Mr Wallace said the first Ukrainian troops had been trained and were now deployed with Starstreak, adding that the UK was ‘doing more than pretty much anyone else’ to help the war-torn country.
‘One of the biggest challenges is that the more you go up in sophistication of weapons systems, the more training you require to use them, which is why the real focus of effort has to be helping the Ukrainians either refurbish or locate Russian or Soviet equipment that is already in their inventory,’ he told the Mail on Sunday.
‘Just providing British tanks wouldn’t really work.’
The weapon seen in the video shared on Friday is by short-range missiles company Thales. It can be shot from a shoulder or stand and has a range of more than four miles.
The missile detaches into three darts mid-air, which are guided to the target by a laser operator on the ground.
The use of lasers rather than being attracted to infrared energy means flares cannot counteract the three-pronged missile.
Defence Secretary Ben Wallace previously said the Starstreak system – a shoulder-mounted missile that travels at more than three times the speed of sound to take down low-flying enemy jets – was ready to be used imminently
Zelensky’s forces drove Russia out of dozens of towns around Kyiv and the north in one of the most extraordinary days since the start of the invasion.
More than 30 settlements were reclaimed with Vladimir Putin’s forces retreating up to 25 miles in places.
But officials urged caution, saying the movement is part of Russia’s ‘tactics’ to encircle Ukrainian troops in Donbas and split the country in two.
Britain has already sent thousands of anti-tank weapons to Ukraine, although Nato nations have continued to rebuff pleas from Zelensky for tanks and fighter aircraft.
Mr Wallace told Sky News earlier this week: ‘There will be more lethal aid going into Ukraine as a result of today.
‘Ukraine needs longer-range artillery and that’s because of what the Russian army has been doing, which is now digging in and starting to pound these cities with artillery.
‘The best counter to that is other long-range artillery, so [Ukraine will] be looking for and getting more long-range artillery, ammunition predominantly.
‘They are also looking for armoured vehicles of some types — not tanks necessarily, but certainly protective vehicles, and more anti-air [weapons]. All of this will be forthcoming as a result of this conference.’
What are Starstreak missiles?
Starstreak High Velocity Missiles were designed to provide close air defence against conventional air threats such as fixed wing fighters and late unmasking helicopter targets.
The three dart payload maximises levels of lethality and accurate line of sight while laser guidance enables engagement of the smallest signature targets, which are extremely difficult to defeat and lock onto by traditional fire and forget missiles.

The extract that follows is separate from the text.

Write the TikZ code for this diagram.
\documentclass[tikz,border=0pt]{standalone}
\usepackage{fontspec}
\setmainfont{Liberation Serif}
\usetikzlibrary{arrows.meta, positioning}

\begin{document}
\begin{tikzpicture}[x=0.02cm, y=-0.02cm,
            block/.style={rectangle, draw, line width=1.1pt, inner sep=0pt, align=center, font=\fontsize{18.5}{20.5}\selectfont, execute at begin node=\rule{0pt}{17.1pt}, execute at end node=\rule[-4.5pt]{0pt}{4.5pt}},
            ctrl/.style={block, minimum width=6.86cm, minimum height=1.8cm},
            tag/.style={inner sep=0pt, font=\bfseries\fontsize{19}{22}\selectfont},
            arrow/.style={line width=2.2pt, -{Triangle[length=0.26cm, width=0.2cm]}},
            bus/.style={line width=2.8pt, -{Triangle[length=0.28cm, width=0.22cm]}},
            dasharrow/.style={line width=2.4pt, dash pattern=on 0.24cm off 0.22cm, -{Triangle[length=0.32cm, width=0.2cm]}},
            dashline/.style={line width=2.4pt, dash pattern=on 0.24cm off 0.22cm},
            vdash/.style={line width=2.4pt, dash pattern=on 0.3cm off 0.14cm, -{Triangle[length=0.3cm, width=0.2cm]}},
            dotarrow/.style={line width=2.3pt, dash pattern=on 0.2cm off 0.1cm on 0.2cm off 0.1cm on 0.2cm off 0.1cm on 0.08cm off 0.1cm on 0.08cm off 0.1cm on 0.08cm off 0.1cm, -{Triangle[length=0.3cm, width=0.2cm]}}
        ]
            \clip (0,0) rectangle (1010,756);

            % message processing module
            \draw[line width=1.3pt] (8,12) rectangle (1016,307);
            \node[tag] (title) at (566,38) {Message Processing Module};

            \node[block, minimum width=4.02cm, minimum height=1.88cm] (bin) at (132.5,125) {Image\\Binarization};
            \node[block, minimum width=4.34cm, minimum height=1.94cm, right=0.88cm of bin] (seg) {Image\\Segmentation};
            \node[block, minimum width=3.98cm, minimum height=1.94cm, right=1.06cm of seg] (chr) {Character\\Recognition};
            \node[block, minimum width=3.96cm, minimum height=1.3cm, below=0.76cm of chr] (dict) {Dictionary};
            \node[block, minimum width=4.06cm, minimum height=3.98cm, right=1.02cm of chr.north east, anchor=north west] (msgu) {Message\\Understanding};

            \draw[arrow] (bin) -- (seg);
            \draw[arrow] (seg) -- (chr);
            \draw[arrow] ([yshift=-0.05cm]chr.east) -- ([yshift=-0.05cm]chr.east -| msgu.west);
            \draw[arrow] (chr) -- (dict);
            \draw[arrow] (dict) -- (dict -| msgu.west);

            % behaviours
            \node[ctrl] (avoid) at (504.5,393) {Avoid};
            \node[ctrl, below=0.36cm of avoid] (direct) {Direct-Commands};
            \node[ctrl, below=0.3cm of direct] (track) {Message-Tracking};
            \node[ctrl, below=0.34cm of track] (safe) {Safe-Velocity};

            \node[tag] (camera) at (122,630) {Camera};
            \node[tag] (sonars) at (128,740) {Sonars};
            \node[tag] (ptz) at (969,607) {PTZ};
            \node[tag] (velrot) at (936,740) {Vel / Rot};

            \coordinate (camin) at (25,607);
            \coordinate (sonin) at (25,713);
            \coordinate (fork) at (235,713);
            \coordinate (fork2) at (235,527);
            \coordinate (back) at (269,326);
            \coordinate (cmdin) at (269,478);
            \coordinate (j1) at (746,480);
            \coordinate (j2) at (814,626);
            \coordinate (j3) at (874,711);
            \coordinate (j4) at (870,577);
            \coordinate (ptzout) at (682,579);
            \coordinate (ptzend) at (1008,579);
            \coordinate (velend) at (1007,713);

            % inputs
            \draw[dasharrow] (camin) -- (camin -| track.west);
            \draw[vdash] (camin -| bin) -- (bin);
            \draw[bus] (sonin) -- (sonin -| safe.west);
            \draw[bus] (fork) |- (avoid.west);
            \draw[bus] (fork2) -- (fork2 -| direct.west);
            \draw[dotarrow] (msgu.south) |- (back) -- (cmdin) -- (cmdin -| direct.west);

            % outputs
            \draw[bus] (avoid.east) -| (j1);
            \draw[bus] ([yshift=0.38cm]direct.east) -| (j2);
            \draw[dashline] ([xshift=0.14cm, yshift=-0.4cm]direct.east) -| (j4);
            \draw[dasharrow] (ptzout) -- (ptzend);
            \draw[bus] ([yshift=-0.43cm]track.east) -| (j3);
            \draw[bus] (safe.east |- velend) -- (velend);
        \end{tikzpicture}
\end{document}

The missile is capable of being launched from lightweight land, sea and air platforms, from either automatic fire control systems.
It can be deployed quickly into operations and is easy to integrate into a force structure.

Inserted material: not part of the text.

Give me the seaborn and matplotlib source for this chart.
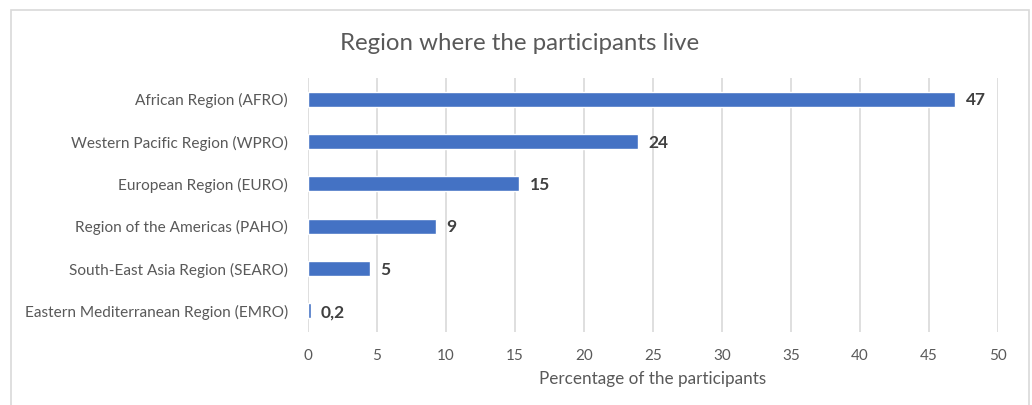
import matplotlib
matplotlib.use("Agg")
import matplotlib.pyplot as plt
import seaborn as sns
import pandas as pd
from matplotlib.patches import Rectangle

regions = [
    "African Region (AFRO)",
    "Western Pacific Region (WPRO)",
    "European Region (EURO)",
    "Region of the Americas (PAHO)",
    "South-East Asia Region (SEARO)",
    "Eastern Mediterranean Region (EMRO)",
]
values = [46.9, 23.9, 15.3, 9.3, 4.5, 0.2]
labels = ["47", "24", "15", "9", "5", "0,2"]
xticks = [0, 5, 10, 15, 20, 25, 30, 35, 40, 45, 50]

df = pd.DataFrame({"region": regions, "value": values})

sns.set_theme(style="white")
plt.rcParams["font.family"] = ["Lato", "DejaVu Sans"]

W, H = 1032, 405
fig = plt.figure(figsize=(W / 100, H / 100), dpi=100)
ax = fig.add_axes([308 / W, 1 - 332 / H, (998 - 308) / W, (332 - 78) / H])

sns.barplot(data=df, x="value", y="region", color="#4472C4", width=0.36,
            saturation=1, ax=ax, zorder=3)

ax.set_xlim(0, 50)
ax.set_xticks(xticks)
ax.set_xticklabels([str(t) for t in xticks], color="#595959", fontsize=11)
ax.tick_params(axis="x", length=0, pad=12)
ax.tick_params(axis="y", length=0, pad=14.5)
for t in ax.get_yticklabels():
    t.set_color("#595959")
    t.set_fontsize(11.1)
ax.grid(axis="x", color="#D9D9D9", linewidth=1.2, zorder=0)
ax.set_axisbelow(True)
for s in ax.spines.values():
    s.set_visible(False)

ax.set_ylabel("")
ax.set_xlabel("Percentage of the participants", color="#595959", fontsize=12.3, labelpad=6)

for i, (v, lab) in enumerate(zip(values, labels)):
    ax.text(v + 0.75, i + 0.03, lab, va="center", ha="left", fontsize=12.5,
            fontweight="bold", color="#404040")

fig.text(520 / W, 1 - 44 / H, "Region where the participants live",
         ha="center", va="center", fontsize=17.3, color="#595959")

fig.patches.append(Rectangle((11 / W, -0.05), (1029 - 11) / W, 1 - 10 / H + 0.05,
                             transform=fig.transFigure, fill=False,
                             edgecolor="#D9D9D9", linewidth=1.2))

fig.savefig("out.png", dpi=100, facecolor="white")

The Starstreak system is a shoulder-mounted missile that travels at more than three times the speed of sound to take down low-flying enemy aircraft
As soon as a target is detected the operator presses the trigger and launches the missile.
The rocket motor system accelerates the missile to greater than Mach 3 in a fraction of a second.
The missile then releases the three laser guided darts towards the target.
The laser beam riding guidance, which enables precision engagement of the smallest of targets, is immune to all known countermeasures.
The darts in flight cannot be decoyed by even the latest flares or Electronic Countermeasures.
The darts are designed to defeat both heavily armoured and light skin aerial targets.
On penetrating the targets the darts will inflict high levels of kinetic energy damage and each darts also has a fragmenting warhead which detonates inside the target to maximise lethality.